Thursday 30 August 2018

Uncensored Self-Portrait


33/52 Violette Leduc: La Bâtarde (1964) What would subscribe best Violette Leduc's novel La Bâtarde is uncensored self-portrait. She hits the spot in 2018 when myths and taboos about womanhood are broken with honest new works of art and social media discussions. Leduc writes down all things that hold a meaning in her life and does it with brutal honesty. She doesn't leave out even the ugliest parts, something that a writer is allowed to do when making an interpretation of their life. It seems she wants to reveal herself without caring too much about the opinion of the public. The novel is personal and goes to private moments that no one would see or hear about if she didn't choose to tell. As we know from the discussion we get to take a part today, it is liberating to see realistic images on what it is to be a human.  

Leduc's descriptions about her romantic relationships are very passionate and full of life. When she pictures her first love with Isabelle she lingers in their desire and sexual tension. She tells about a relationship that has very poor possibilities to survive. After she lets go of Isabelle she meets Hermine. In a relationship with her she is a bit cold and uncaring. At first it seems like she is just placing Isabelle with someone she doesn't care. Violette doesn't stop Hermine for overworking and giving all the money she gets for Violette's clothes and restaurant dinners.  Leduc writes thoroughly what is in her mind, the feelings she is having and what is happening in her body. Her straight forward style makes the novel interesting to read right from the beginning. In a modern way she shows the most deepest ponderings as they are. She concentrates on details and achieves authenticity leaving out common and referential notions. Instead of introducing broader concepts she tells directly what those mean to her and what kind of appearances they get in her life.

Through the book Violette struggles with her looks. She sees herself ugly and brings up comments she has gotten from others that would make her notion look accurate. Somehow when I read the novel it was out of context in her life that she brings up her looks and it made me think if she brings it up just because of vanity. She has interesting life, friends in cultural circles, lovers, possibilities and encouragement in her career. Yet she talks about her looks like it was a thing to stop her from achieving something. Maybe it is her own aesthetic that she is not pleased with herself and she would like to look different. There might even be a deeper contradiction what is in the mirror and what she feels she is.  It is also true that random ill meaning comments press us down for years. Yet it might also be that she has time to analyze her own looks and develop a problem, namely her nose that needs to be fixed. The struggle she has with her identity and how to express herself is easier to comprehend. She lets Hermine to spend money and dress her like a doll with pretty clothes. She enjoys her new clothes and the look Hermine has created for her.
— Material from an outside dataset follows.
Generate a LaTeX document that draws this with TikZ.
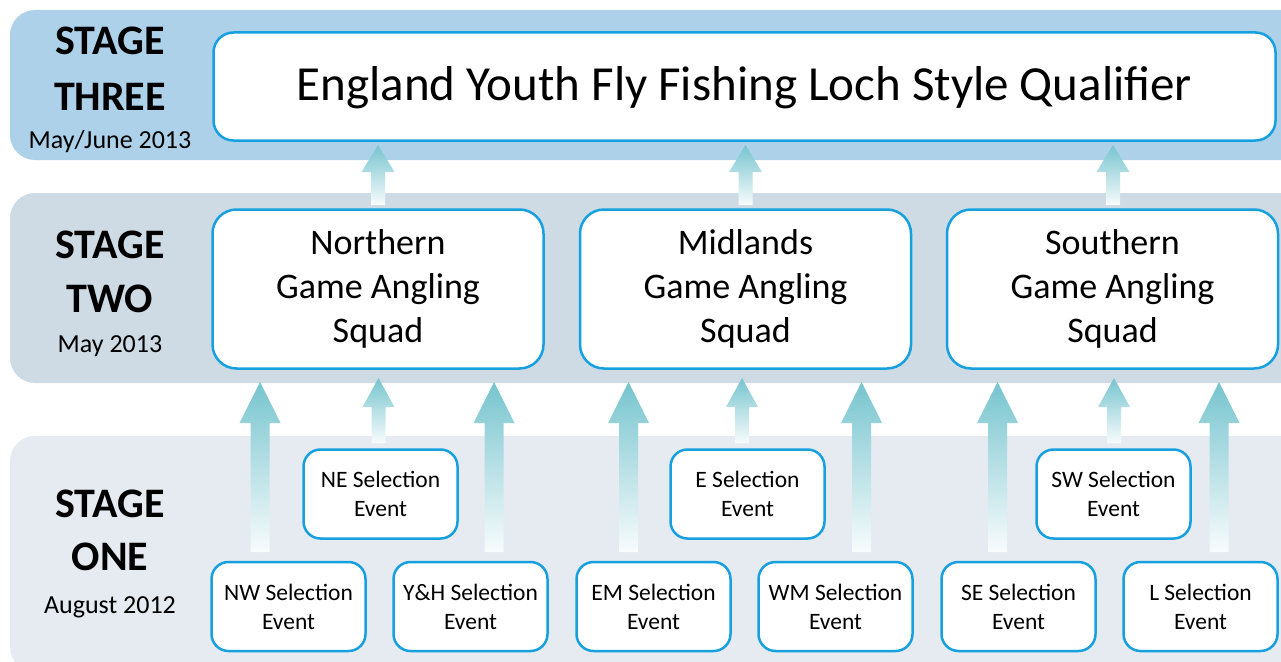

But same time she has a need to express her masculine side too, a thing that Hermine doesn't approve. 

When Leduc writes about wartime she describes her love for money. It is said that in the most difficult times our true nature reveals. Violette is living in the countryside where there are possibilities to buy food outside the food card limitations. Because she has rich acquaintances in Paris she sees an opportunity to earn money in black market. She creates a circle of professionals who deliver her food and she sells it to people who can afford to buy it at any price. As she puts it it is in her nature that she loves beautiful objects. She becomes more greedy in her business and there is no Robin Hood in her. She makes money and keeps it herself. When she analyses afterwards the decisions she has made she doesn't explain or try to make things look better. She admits her own greediness. She even states that she would have eaten her own shit to get more money. There were situations when she could have done something good for others with her money, for example a poor boy is starving in front of her eyes and she had a possibility to help. She also looks from her window how her neighbors are taken away without an expression of sadness. She is in the flow of doing great herself and becomes blind. The years to come are harsh and remind cruelly about the past moments and it becomes impossible to understand one's own behavior. Maybe she has a bad consciousness, who knows, and that is why she wants to write it all down as a confession. Still I felt Leduc is not making an atonement she just reveals how things were and what she went through those times. And we can't know what kind of person the main character of the novel has become afterwards, we just know the past ans a glimpse of the present moment. 

What inspired me to read this novel was Martin Provost's film Violette that tells about how she became a writer and her one sided love towards her mentor Simone de Beuvoir. The title of this post is uncensored self portrait because the relationship she describes between Isabelle and Violette has also been written in her previous book, Thérèse et Isabelle, a novel that was partly censored at the time of publication in 1954.  This novel was not censored and what comes to her direct style she herself doesn't censor the issues she brings up.